◆ **Exercise**
With pictures left out, retype the lines from the start of the records through the one that contains "import plotly.graph_objects as go".

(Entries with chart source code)

# # # #

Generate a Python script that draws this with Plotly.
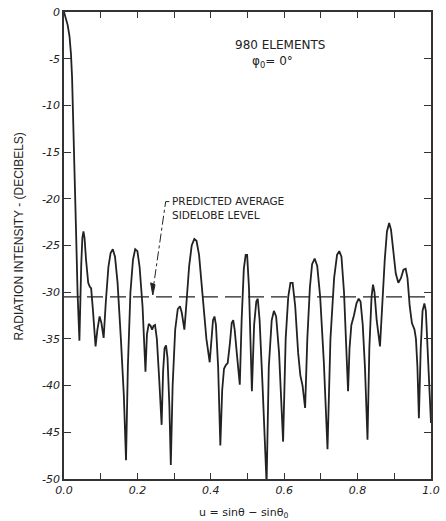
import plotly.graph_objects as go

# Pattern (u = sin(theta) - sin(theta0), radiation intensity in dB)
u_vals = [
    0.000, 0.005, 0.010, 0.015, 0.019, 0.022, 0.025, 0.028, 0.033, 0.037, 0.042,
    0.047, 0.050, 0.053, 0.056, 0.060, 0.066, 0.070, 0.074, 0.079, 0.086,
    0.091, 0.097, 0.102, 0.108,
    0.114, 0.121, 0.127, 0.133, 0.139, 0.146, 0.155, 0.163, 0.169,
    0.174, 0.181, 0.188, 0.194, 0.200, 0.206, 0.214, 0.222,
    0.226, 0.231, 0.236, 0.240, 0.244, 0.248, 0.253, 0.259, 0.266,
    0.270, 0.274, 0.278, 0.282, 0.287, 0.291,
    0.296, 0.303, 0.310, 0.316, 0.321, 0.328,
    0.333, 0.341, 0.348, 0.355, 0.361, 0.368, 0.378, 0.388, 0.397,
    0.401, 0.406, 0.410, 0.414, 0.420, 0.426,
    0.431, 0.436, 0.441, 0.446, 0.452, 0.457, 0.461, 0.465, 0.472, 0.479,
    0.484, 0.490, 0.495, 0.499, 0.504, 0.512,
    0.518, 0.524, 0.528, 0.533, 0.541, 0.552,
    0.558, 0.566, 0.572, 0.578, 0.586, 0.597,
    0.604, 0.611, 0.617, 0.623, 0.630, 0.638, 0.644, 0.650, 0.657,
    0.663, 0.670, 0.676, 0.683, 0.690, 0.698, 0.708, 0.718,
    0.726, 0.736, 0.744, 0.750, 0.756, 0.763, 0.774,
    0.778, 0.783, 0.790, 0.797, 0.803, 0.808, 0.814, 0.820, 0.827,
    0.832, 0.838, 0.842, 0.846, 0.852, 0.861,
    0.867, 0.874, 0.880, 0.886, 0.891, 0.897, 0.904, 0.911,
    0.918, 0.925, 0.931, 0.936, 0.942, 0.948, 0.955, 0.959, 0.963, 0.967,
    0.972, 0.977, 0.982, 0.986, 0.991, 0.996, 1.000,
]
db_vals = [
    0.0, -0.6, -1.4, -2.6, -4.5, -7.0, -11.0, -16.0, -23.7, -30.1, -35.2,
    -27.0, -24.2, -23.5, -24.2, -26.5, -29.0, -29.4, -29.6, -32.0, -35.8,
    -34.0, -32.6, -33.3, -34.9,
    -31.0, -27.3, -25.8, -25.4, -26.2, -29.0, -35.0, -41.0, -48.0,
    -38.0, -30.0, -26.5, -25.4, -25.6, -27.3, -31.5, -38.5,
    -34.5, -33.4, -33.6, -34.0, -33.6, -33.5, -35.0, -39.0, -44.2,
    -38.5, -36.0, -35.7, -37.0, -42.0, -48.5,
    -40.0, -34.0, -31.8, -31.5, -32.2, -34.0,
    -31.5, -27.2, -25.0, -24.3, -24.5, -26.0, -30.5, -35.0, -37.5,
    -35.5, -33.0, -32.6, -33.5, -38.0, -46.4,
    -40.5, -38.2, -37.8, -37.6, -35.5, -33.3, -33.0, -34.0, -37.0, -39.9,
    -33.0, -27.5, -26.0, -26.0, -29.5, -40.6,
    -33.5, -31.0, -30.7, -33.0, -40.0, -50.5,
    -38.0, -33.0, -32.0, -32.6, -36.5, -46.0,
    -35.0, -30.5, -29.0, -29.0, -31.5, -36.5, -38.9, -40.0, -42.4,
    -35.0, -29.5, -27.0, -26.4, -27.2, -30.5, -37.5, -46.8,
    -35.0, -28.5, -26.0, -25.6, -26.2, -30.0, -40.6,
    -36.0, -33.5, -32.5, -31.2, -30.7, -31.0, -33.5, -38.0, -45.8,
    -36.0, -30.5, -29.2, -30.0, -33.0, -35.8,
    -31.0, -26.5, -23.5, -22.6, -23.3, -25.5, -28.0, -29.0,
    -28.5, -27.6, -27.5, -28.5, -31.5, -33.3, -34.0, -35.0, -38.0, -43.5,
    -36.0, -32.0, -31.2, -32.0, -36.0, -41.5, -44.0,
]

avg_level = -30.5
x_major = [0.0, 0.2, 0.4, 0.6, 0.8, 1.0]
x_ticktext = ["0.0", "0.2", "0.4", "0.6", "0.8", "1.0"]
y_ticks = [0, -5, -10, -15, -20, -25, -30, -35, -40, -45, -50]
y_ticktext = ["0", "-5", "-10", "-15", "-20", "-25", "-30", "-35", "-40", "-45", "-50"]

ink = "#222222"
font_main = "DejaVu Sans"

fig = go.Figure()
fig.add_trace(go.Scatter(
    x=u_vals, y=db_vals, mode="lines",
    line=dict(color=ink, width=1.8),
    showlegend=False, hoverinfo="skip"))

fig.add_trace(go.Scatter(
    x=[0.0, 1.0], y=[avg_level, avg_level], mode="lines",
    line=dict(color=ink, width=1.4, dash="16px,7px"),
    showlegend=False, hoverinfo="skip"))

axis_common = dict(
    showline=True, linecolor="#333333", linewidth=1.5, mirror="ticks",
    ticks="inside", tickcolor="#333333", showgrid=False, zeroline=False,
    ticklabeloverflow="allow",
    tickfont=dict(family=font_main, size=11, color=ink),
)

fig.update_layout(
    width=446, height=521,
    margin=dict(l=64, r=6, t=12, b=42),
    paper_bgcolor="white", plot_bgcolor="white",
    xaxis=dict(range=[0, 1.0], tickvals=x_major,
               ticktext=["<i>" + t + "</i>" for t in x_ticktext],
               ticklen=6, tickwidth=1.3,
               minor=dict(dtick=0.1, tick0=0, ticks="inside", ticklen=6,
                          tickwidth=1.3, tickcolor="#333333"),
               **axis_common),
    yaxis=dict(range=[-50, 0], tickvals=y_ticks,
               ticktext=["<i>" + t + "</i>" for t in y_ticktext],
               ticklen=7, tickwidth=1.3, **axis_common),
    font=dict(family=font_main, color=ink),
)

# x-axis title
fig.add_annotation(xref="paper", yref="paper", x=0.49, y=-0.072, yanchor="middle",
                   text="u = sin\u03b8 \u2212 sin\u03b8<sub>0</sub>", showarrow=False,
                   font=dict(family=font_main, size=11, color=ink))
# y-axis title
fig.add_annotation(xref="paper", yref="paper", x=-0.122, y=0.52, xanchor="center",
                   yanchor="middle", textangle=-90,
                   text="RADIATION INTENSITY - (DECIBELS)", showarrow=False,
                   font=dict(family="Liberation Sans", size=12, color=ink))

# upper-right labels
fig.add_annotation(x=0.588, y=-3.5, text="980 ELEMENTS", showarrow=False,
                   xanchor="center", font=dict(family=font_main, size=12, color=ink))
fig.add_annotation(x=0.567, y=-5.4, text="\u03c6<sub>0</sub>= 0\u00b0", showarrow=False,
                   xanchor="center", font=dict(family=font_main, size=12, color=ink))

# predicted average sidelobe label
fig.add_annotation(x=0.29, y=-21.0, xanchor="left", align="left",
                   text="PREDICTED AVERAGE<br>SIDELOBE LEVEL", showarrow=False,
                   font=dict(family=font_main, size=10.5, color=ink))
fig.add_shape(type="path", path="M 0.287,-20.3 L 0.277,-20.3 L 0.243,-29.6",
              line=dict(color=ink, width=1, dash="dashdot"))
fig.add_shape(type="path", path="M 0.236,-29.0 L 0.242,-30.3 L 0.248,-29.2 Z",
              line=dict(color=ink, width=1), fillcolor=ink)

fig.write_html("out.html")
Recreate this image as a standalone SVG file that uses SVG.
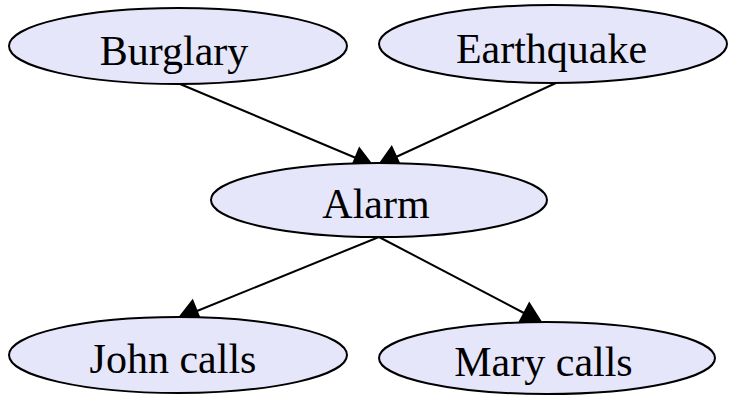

# # # #

◆ **Final answer**
Generate a Python script that draws this with Plotly.
import plotly.graph_objects as go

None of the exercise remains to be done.